Even before I found out he was cheating on me, my fortress, weapons and all, were systematically annihilated. Imposter-Jim imitated the way I walk.

It was just the two of us in the apartment. We didn't have a couch or anything, so he had the entire living room for his performance; I, his sole audience, was awestruck. It was the ugliest thing I'd ever seen. It was like watching a Discovery Channel special on liposuction when I can't find the remote in time to change the channel. Even then, I usually turn away - not merely because the sight of someone else's fat in a tube grosses me out, but because my own judgment of someone else's vulnerability makes me feel like a nauseous version of Beezlebub. The bile in the back of my throat was more a function of my own judgment than someone else's disgusting fat in a tube, and this meant I was not a good person. At the very least I had a lot of work to do.

When I watched Jim walk across the room like me, there was no remote to change him with. Besides, he was imitating me, and no battery operated anything was en route to curing a neurological disease. So I watched, as the person I loved leaned too far forward, lifted his right leg too high, and grabbed onto my shaky Ikea desk for balance. It was so accurate and so disgusting. My boyfriend was much worse than a goat. I refused to show him how hurt I was. I refused to suggest that my own horrific judgment of liposuction patients was analogous to the fourteen steps he made across our apartment, but I was aghast. Aghast that he saw me like that. Aghast that my inside broken-bits were no longer tenderly held and loved, but regarded as ugly Discovery Channel-type entertainment. Aghast that he didn't realize any of this or feel a semblance of guilt.

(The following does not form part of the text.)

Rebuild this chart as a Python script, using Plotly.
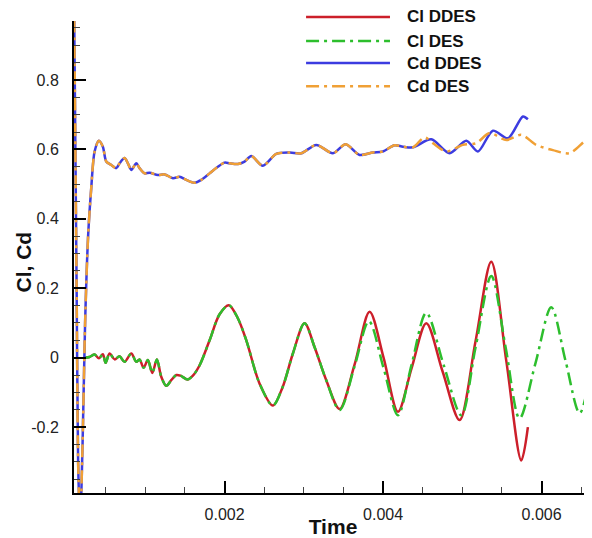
import plotly.graph_objects as go

# ---- data ----
cd_t = [0.000100, 0.000133, 0.000152, 0.000177, 0.000208, 0.000240, 0.000278,
        0.000318, 0.000360, 0.000414, 0.000464, 0.000507, 0.000570, 0.000633,
        0.000675, 0.000738, 0.000780, 0.000823, 0.000886, 0.000927, 0.000991,
        0.001054, 0.001158, 0.001243, 0.001348, 0.001432, 0.001517, 0.001621,
        0.001706, 0.001811, 0.001915, 0.002000, 0.002063, 0.002168, 0.002252,
        0.002337, 0.002483, 0.002652, 0.002820, 0.002968, 0.003157, 0.003367,
        0.003527, 0.003703, 0.003871, 0.003997, 0.004145, 0.004250, 0.004376]
cd_common = [1.05, 0.20, -0.30, -0.48, -0.25, 0.10, 0.35,
             0.49, 0.594, 0.625, 0.608, 0.565, 0.555, 0.546,
             0.560, 0.575, 0.560, 0.541, 0.560, 0.546, 0.531,
             0.533, 0.526, 0.528, 0.517, 0.521, 0.512, 0.504,
             0.512, 0.531, 0.550, 0.562, 0.560, 0.558, 0.565,
             0.581, 0.553, 0.587, 0.591, 0.589, 0.613, 0.589,
             0.615, 0.584, 0.591, 0.594, 0.612, 0.608, 0.606]

cd_ddes_t_tail = [0.004608, 0.004839, 0.005050, 0.005196, 0.005386, 0.005575, 0.005764, 0.005827]
cd_ddes_tail = [0.629, 0.589, 0.625, 0.594, 0.654, 0.632, 0.695, 0.687]

cd_des_t_tail = [0.004524, 0.004629, 0.004797, 0.005007, 0.005176, 0.005344, 0.005555,
                 0.005744, 0.005933, 0.006143, 0.006353, 0.006564, 0.006700]
cd_des_tail = [0.635, 0.618, 0.594, 0.613, 0.618, 0.647, 0.627,
               0.642, 0.613, 0.598, 0.589, 0.627, 0.640]

cl_t = [0.000233, 0.000297, 0.000360, 0.000414, 0.000464, 0.000498, 0.000549,
        0.000612, 0.000675, 0.000738, 0.000823, 0.000886, 0.000927, 0.000978,
        0.001032, 0.001088, 0.001146, 0.001201, 0.001264, 0.001327, 0.001391,
        0.001445, 0.001533, 0.001600, 0.001685, 0.001811, 0.001937, 0.002054,
        0.002164, 0.002274, 0.002442, 0.002609, 0.002732, 0.002862, 0.003009,
        0.003136, 0.003283]
cl_common = [0.000, 0.002, 0.009, -0.002, 0.010, -0.015, 0.012,
             -0.005, 0.004, -0.012, 0.012, -0.012, -0.005, -0.029,
             -0.007, -0.044, -0.005, -0.055, -0.081, -0.065, -0.050,
             -0.052, -0.063, -0.052, -0.022, 0.050, 0.125, 0.151,
             0.115, 0.050, -0.075, -0.138, -0.085, 0.012, 0.099,
             0.030, -0.065]

cl_ddes_t_tail = [0.003451, 0.003640, 0.003830, 0.004006, 0.004187, 0.004360, 0.004545,
                  0.004751, 0.004965, 0.005167, 0.005365, 0.005555, 0.005744]
cl_ddes_tail = [-0.148, -0.020, 0.132, 0.000, -0.156, -0.030, 0.099,
                -0.040, -0.180, 0.048, 0.276, -0.010, -0.296]
cl_ddes_t_end = [0.005827]
cl_ddes_end = [-0.200]

cl_des_t_tail = [0.003451, 0.003640, 0.003821, 0.004006, 0.004187, 0.004360, 0.004545,
                 0.004763, 0.004987, 0.005167, 0.005365, 0.005546, 0.005722, 0.005924,
                 0.006122, 0.006303, 0.006480, 0.006631, 0.006732]
cl_des_tail = [-0.151, -0.025, 0.105, -0.030, -0.166, -0.020, 0.129,
               -0.020, -0.166, 0.030, 0.235, 0.030, -0.175, -0.015,
               0.145, -0.010, -0.160, -0.036, 0.060]

legend_names = ["Cl DDES", "Cl DES", "Cd DDES", "Cd DES"]

# ---- styles ----
RED = "#cc1f2a"
GREEN = "#2dbe2d"
BLUE = "#3c3ce0"
ORANGE = "#f0a035"
DASHDOT = "13px,5px,3px,5px"
colors = [RED, GREEN, BLUE, ORANGE]
dashes = ["solid", DASHDOT, "solid", DASHDOT]

fig = go.Figure()
fig.add_trace(go.Scatter(x=cl_t + cl_ddes_t_tail + cl_ddes_t_end,
                         y=cl_common + cl_ddes_tail + cl_ddes_end,
                         mode="lines", name=legend_names[0],
                         line=dict(color=RED, width=2.5, shape="spline", smoothing=0.9)))
fig.add_trace(go.Scatter(x=cl_t + cl_des_t_tail, y=cl_common + cl_des_tail,
                         mode="lines", name=legend_names[1],
                         line=dict(color=GREEN, width=2.5, dash=DASHDOT, shape="spline", smoothing=0.9)))
fig.add_trace(go.Scatter(x=cd_t + cd_ddes_t_tail, y=cd_common + cd_ddes_tail,
                         mode="lines", name=legend_names[2],
                         line=dict(color=BLUE, width=2.5, shape="spline", smoothing=0.8)))
fig.add_trace(go.Scatter(x=cd_t + cd_des_t_tail, y=cd_common + cd_des_tail,
                         mode="lines", name=legend_names[3],
                         line=dict(color=ORANGE, width=2.5, dash=DASHDOT, shape="spline", smoothing=0.8)))

FONT = "Liberation Sans, Arial, sans-serif"
# the page adds an 8px body margin, so the figure is 8px smaller and margins shifted
fig.update_layout(
    width=584, height=530,
    margin=dict(l=66, r=0, t=13, b=45),
    paper_bgcolor="white", plot_bgcolor="white",
    font=dict(family=FONT, size=16, color="#222222"),
    showlegend=False,
)

# legend drawn in paper coordinates (top-right, above the plot area)
leg_rows = [1.0085, 0.9576, 0.911, 0.862]
for name, col, dsh, yy in zip(legend_names, colors, dashes, leg_rows):
    fig.add_shape(type="line", xref="paper", yref="paper", x0=0.448, x1=0.610, y0=yy, y1=yy,
                  line=dict(color=col, width=2.5, dash=dsh))
    fig.add_annotation(xref="paper", yref="paper", x=0.639, y=yy, text="<b>" + name + "</b>",
                       showarrow=False, xanchor="left", yanchor="middle",
                       font=dict(size=17, color="#111111"))

# y-axis title placed close to the tick labels
fig.add_annotation(xref="paper", yref="paper", x=-0.097, y=0.49, text="<b>Cl, Cd</b>",
                   textangle=-90, showarrow=False, xanchor="center", yanchor="middle",
                   font=dict(size=21, color="#111111"))

fig.update_xaxes(
    range=[0.0001, 0.006636], showline=True, linecolor="black", linewidth=2,
    showgrid=False, zeroline=False, mirror=False, automargin=False,
    tickmode="array", tickvals=[0.002, 0.004, 0.006], ticktext=["0.002", "0.004", "0.006"],
    ticks="inside", ticklen=12, tickwidth=2, tickcolor="black",
    minor=dict(dtick=0.0005, tick0=0, ticks="inside", ticklen=6, tickwidth=1, tickcolor="#444", showgrid=False),
    ticklabelstandoff=6,
    title=dict(text="<b>Time</b>", font=dict(size=21, color="#111111"), standoff=0),
)
fig.update_yaxes(
    range=[-0.39, 0.97], showline=True, linecolor="black", linewidth=2,
    showgrid=False, zeroline=False, mirror=False, automargin=False,
    tickmode="array", tickvals=[-0.2, 0, 0.2, 0.4, 0.6, 0.8],
    ticktext=["-0.2", "0", "0.2", "0.4", "0.6", "0.8"],
    ticks="inside", ticklen=12, tickwidth=2, tickcolor="black",
    minor=dict(dtick=0.05, tick0=0, ticks="inside", ticklen=6, tickwidth=1, tickcolor="#444", showgrid=False),
    ticklabelstandoff=10,
)
fig.write_html("out.html")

I don't remember what I said to him afterwards. I doubt it matters anyway. I just remember the familiar taste of bile that rose to the back of my throat, and the definitive realization that this would take much more than a self-initiated talk to recover from. My vocal chords were too tangled to speak anyway.

Jim and I were not, and never will be "okay." That's a fact I've started to digest by now, but still doesn't make any sense. The bigger question is, will I?